GRAKOR Projesi ile grafen katkılanmış nanokompozitler, fiber kumaşlarla birleştirilerek grafenle güçlendirilmiş fiber takviyeli, personel korumaya yönelik polimer kompozit zırh malzemesi geliştirilmesi sağlanacak. Proje NANOGRAFİ Nanoteknoloji firması tarafından yürütülecek.
KEŞİF Projesi ile bilgi işlem altyapılarında siber zafiyetlerin önceden tespitinin yapay zeka desteğiyle gerçekleştirilmesi amaçlanıyor. Bu kapsamda internete bağlı cihazlara yönelik bir arama motorunun geliştirilmesi sağlanacak. Proje kapsamında Türkiye’nin milli siber güvenliğine katkı sağlayacak istihbarat verisinin toplanması ve karar alıcılar için etkin çıktılar üretilmesi hedefleniyor.
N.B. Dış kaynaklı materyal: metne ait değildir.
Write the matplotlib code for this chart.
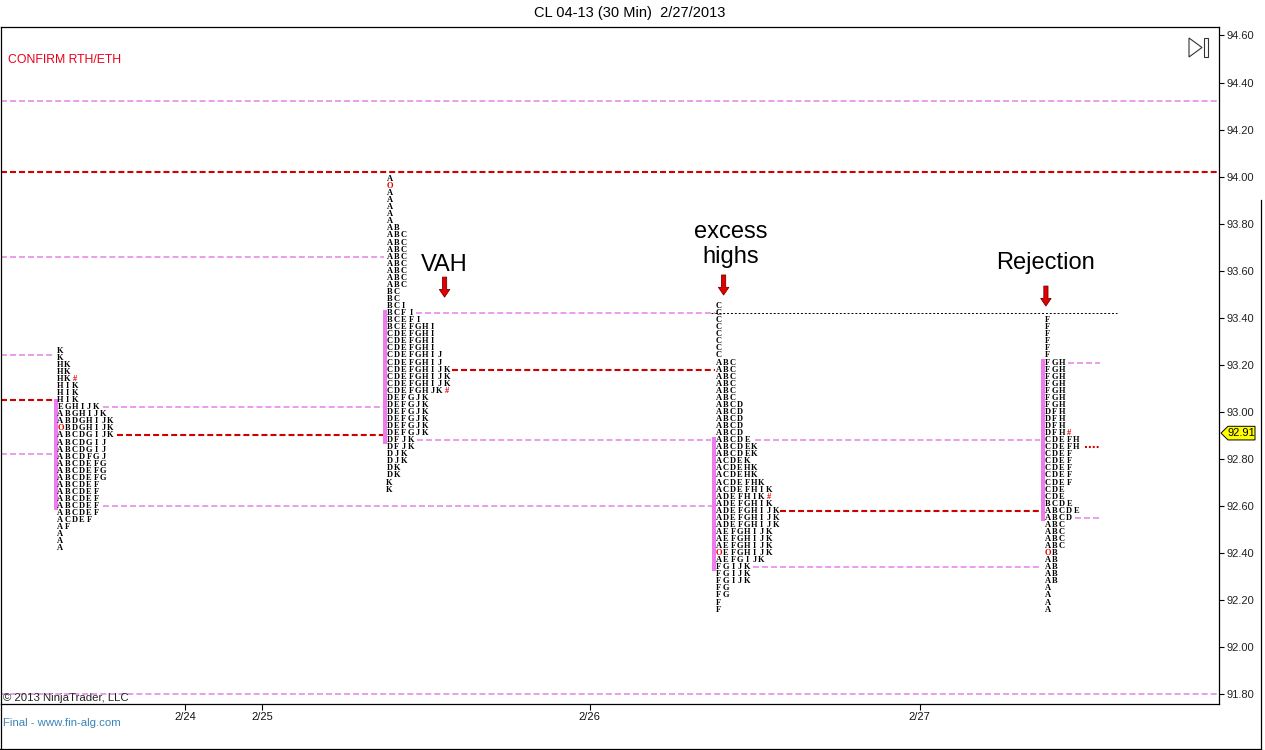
import numpy as np
import matplotlib.pyplot as plt
from matplotlib.patches import Polygon
from matplotlib.lines import Line2D
import matplotlib.transforms as mtransforms

plt.rcParams['lines.scale_dashes'] = False

# TPO-Zeilen je Session (von oben nach unten), O = Open, # = Close
profile1_rows = ["K", "K", "HK", "HK", "HK#", "HIK", "HIK", "HIK", "EGHIJK", "ABGHIJK",
                 "ABDGHIJK", "OBDGHIJK", "ABCDGIJK", "ABCDGIJ", "ABCDGIJ", "ABCDFGJ",
                 "ABCDEFG", "ABCDEFG", "ABCDEFG", "ABCDEF", "ABCDEF", "ABCDEF", "ABCDEF",
                 "ABCDEF", "ACDEF", "AF", "A", "A", "A"]
profile2_rows = (["A", "O"] + ["A"] * 5 + ["AB"] + ["ABC"] * 8 + ["BC"] * 2 +
                 ["BCI", "BCFI", "BCEFI", "BCEFGHI"] + ["CDEFGHI"] * 3 + ["CDEFGHIJ"] * 2 +
                 ["CDEFGHIJK"] * 3 + ["CDEFGHJK#"] + ["DEFGJK"] * 6 +
                 ["DFJK"] * 2 + ["DJK"] * 2 + ["DK"] * 2 + ["K"] * 2)
profile3_rows = (["C"] * 8 + ["ABC"] * 6 + ["ABCD"] * 5 +
                 ["ABCDE", "ABCDEK", "ABCDEK", "ACDEK", "ACDEHK", "ACDEHK", "ACDEFHK",
                  "ACDEFHIK", "ADEFHIK#", "ADEFGHIK"] + ["ADEFGHIJK"] * 3 +
                 ["AEFGHIJK"] * 3 + ["OEFGHIJK", "AEFGIJK"] + ["FGIJK"] * 3 +
                 ["FG"] * 2 + ["F"] * 2)
profile4_rows = (["F"] * 6 + ["FGH"] * 7 + ["DFH"] * 3 + ["DFH#"] + ["CDEFH"] * 2 +
                 ["CDEF"] * 5 + ["CDE"] * 2 + ["BCDE", "ABCDE", "ABCD"] + ["ABC"] * 4 +
                 ["OB"] + ["AB"] * 4 + ["A"] * 4)
profiles = [profile1_rows, profile2_rows, profile3_rows, profile4_rows]

profile_top = [93.26, 93.99, 93.45, 93.39]      # Preis der obersten Zeile
profile_start = [8.3, 54.3, 100.3, 146.3]       # erste Spalte (30-Min-Bars)
row_step = 0.03

# Value Area je Session
va_high = [93.04, 93.42, 92.88, 93.21]
va_low = [92.60, 92.88, 92.34, 92.55]

# Linien: Preis, von, bis (in Bars), Art
level_price = [94.32, 94.02, 93.66, 93.24, 93.05, 92.82, 93.02, 92.90, 92.60, 93.42,
               93.18, 92.88, 92.88, 93.42, 92.58, 92.34, 93.21, 92.85, 92.55, 91.80]
level_from = [0, 0, 0, 0, 0, 0, 14.2, 16.15, 14.2, 58.0,
              63.0, 58.2, 105.4, 99.2, 108.85, 105.1, 149.1, 151.5, 150.1, 0]
level_to = [170.2, 170.2, 53.6, 7.5, 7.5, 7.1, 53.6, 53.9, 99.8, 99.8,
            99.8, 99.3, 145.2, 156.0, 145.2, 145.2, 153.6, 153.6, 153.6, 170.2]
level_kind = ['pink', 'red', 'pink', 'pink', 'red', 'pink', 'pink', 'red', 'pink', 'pink',
              'red', 'pink', 'pink', 'black', 'red', 'pink', 'pink', 'reddot', 'pink', 'pink']

date_pos = [25.75, 36.5, 82.3, 128.4]
date_labels = ['2/24', '2/25', '2/26', '2/27']

last_price = 92.91

# Anmerkungen: Text, x, y, Pfeil-x, Pfeil von, Pfeil bis
notes = ['VAH', 'excess\nhighs', 'Rejection']
note_x = [61.9, 102.0, 146.05]
note_y = [93.625, 93.713, 93.633]
arrow_x = [62.0, 101.0, 146.05]
arrow_tail = [93.573, 93.582, 93.535]
arrow_tip = [93.488, 93.497, 93.45]

W, H = 1265, 750
fig = plt.figure(figsize=(W / 100, H / 100), dpi=100)
ax = fig.add_axes([1 / W, 46 / H, 1217.7 / W, 677 / H])
ax.set_xlim(0, 170.2)
ax.set_ylim(91.7588, 94.636)

styles = {
    'pink': dict(color='#E383E3', lw=1.1, dashes=(4.3, 2.2)),
    'red': dict(color='#D00000', lw=1.5, dashes=(4.3, 2.2)),
    'black': dict(color='black', lw=0.7, dashes=(1.4, 1.4)),
    'reddot': dict(color='#D00000', lw=1.5, dashes=(1.4, 1.4)),
}
for p, x0, x1, k in zip(level_price, level_from, level_to, level_kind):
    ax.plot([x0, x1], [p, p], zorder=2, solid_capstyle='butt', **styles[k])

# Value-Area-Balken
bar_x = np.array(profile_start) - 0.65
bar_low = np.array(va_low) - 0.015
bar_high = np.array(va_high) + 0.015
ax.bar(bar_x, bar_high - bar_low, bottom=bar_low, width=0.5, color='#EE7CEE', zorder=3)

# TPO-Buchstaben
for rows, top, x0 in zip(profiles, profile_top, profile_start):
    for i, row in enumerate(rows):
        y = top - i * row_step
        for j, ch in enumerate(row):
            col = '#E00000' if ch in 'O#' else 'black'
            ax.text(x0 + j, y, ch, fontsize=6.0, fontweight='bold', family='Liberation Serif',
                    color=col, ha='center', va='center', zorder=4)

# Anmerkungen mit Pfeilen
for t, x, y in zip(notes, note_x, note_y):
    ax.text(x, y, t, fontsize=17, family='Liberation Sans', ha='center', va='center',
            linespacing=1.17, zorder=5)
for x, y0, y1 in zip(arrow_x, arrow_tail, arrow_tip):
    ax.annotate('', xy=(x, y1), xytext=(x, y0),
                arrowprops=dict(arrowstyle='simple,head_length=0.55,head_width=0.75,tail_width=0.3',
                                fc='#E00000', ec='#7A0000', lw=0.6, shrinkA=0, shrinkB=0,
                                mutation_scale=10), zorder=5)

# Achsen
ax.yaxis.tick_right()
ax.set_yticks(np.arange(91.8, 94.61, 0.2))
ax.set_yticklabels(['%.2f' % v for v in np.arange(91.8, 94.61, 0.2)])
ax.set_xticks(date_pos)
ax.set_xticklabels(date_labels)
ax.tick_params(axis='y', direction='out', length=3.6, width=0.8, labelsize=8, pad=2,
               labelcolor='#222222')
ax.tick_params(axis='x', direction='out', length=4.3, width=0.8, labelsize=8, pad=1.5,
               labelcolor='#111111')
for lab in ax.get_xticklabels() + ax.get_yticklabels():
    lab.set_family('Liberation Sans')
for s in ax.spines.values():
    s.set_linewidth(0.9)

# letzter Kurs (gelbe Marke)
tr = mtransforms.blended_transform_factory(fig.transFigure, ax.transData)
hh = 0.029
tag = Polygon([(1221 / W, last_price), (1228 / W, last_price + hh), (1255 / W, last_price + hh),
               (1255 / W, last_price - hh), (1228 / W, last_price - hh)], closed=True,
              fc='#FFFF00', ec='black', lw=0.7, transform=tr, clip_on=False, zorder=6)
ax.add_patch(tag)
ax.text(1241.5 / W, last_price, '%.2f' % last_price, transform=tr, fontsize=8,
        family='Liberation Sans', ha='center', va='center', zorder=7, clip_on=False)

# Texte
fig.text(630 / W, 1 - 13 / H, 'CL 04-13 (30 Min)  2/27/2013', fontsize=10.5,
         family='Liberation Sans', ha='center', va='center')
fig.text(8 / W, 1 - 60 / H, 'CONFIRM RTH/ETH', fontsize=8.8, color='#E8001C',
         family='Liberation Sans', ha='left', va='center')
fig.text(3 / W, 1 - 698 / H, '\u00a9 2013 NinjaTrader, LLC', fontsize=8.2, color='#222222',
         family='Liberation Sans', ha='left', va='center')
fig.text(3 / W, 1 - 723 / H, 'Final - www.fin-alg.com', fontsize=8.2, color='#3A84B8',
         family='Liberation Sans', ha='left', va='center')

# Symbol oben rechts und Rahmen
def px(x, y):
    return x / W, 1 - y / H

tri = Polygon([px(1189, 38), px(1189, 57), px(1202, 47.5)], closed=True, fill=False,
              ec='#333333', lw=0.8, transform=fig.transFigure)
rect = Polygon([px(1204, 38), px(1208, 38), px(1208, 57), px(1204, 57)], closed=True,
               fill=False, ec='#333333', lw=0.8, transform=fig.transFigure)
fig.add_artist(tri)
fig.add_artist(rect)
for xs, ys in [((0.5, 0.5), (704, 749)), ((0, 1261), (749, 749)), ((1261, 1261), (200, 749))]:
    fig.add_artist(Line2D([x / W for x in xs], [1 - y / H for y in ys], color='black',
                          lw=0.9, transform=fig.transFigure))

fig.savefig('out.png', dpi=100)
Proje İntelprobe Bilgi Teknolojileri firması tarafından yürütülecek.
MİLAS Projesi kapsamında ise kritik iletişim altyapılarına otonom bir siber güvenlik katmanı oluşturarak tüm şebekede uçtan uca servis sürekliliği ve veri gizliliğinin sağlanması amacıyla yapay zeka temelli zafiyet tespiti ve engelleme sistemi geliştirilmesi amaçlanıyor. Proje ULAK AŞ ana yükleniciliği ve STM alt yükleniciliğinde hayata geçirilecek.
Yenilikçi Yazılımlar Yarışıyor (Y3) ve Veri Kovanı Platformu Çerçeve Sözleşmesi ile Y3 isimli yarışma programı altında yürütülen yarışmalar ile yapay zeka çalışmalarında ihtiyaç duyulan verilerin etiketlenmesi amacıyla kurulan Veri Kovanı Platformu‘nun sürdürülebilir bir program yönetimine dönüştürülmesi hedefleniyor. Proje SSTEK Savunma Sanayi Teknolojileri AŞ tarafından yürütülecek.
Devam eden ve imzalanan yeni Ar-Ge projeleri ile Türk Silahlı Kuvvetleri ve güvenlik güçlerinin ihtiyaçlarının karşılanmasında yurt dışı bağımlılığın azaltılması, özgün, yerli ve milli çözümlerin hayata geçirilmesi ve ülke Ar-Ge ve teknoloji yetkinliğinin artırılmasına önemli katkılar sunulacak.
SSB’de düzenlenen tören, TÜBİTAK Başkanı Hasan Mandal ile Milli Savunma Bakanlığı ve projelerde yer alan firmaların temsilcilerinin yer aldığı sınırlı sayıda katılımcıyla gerçekleştirildi.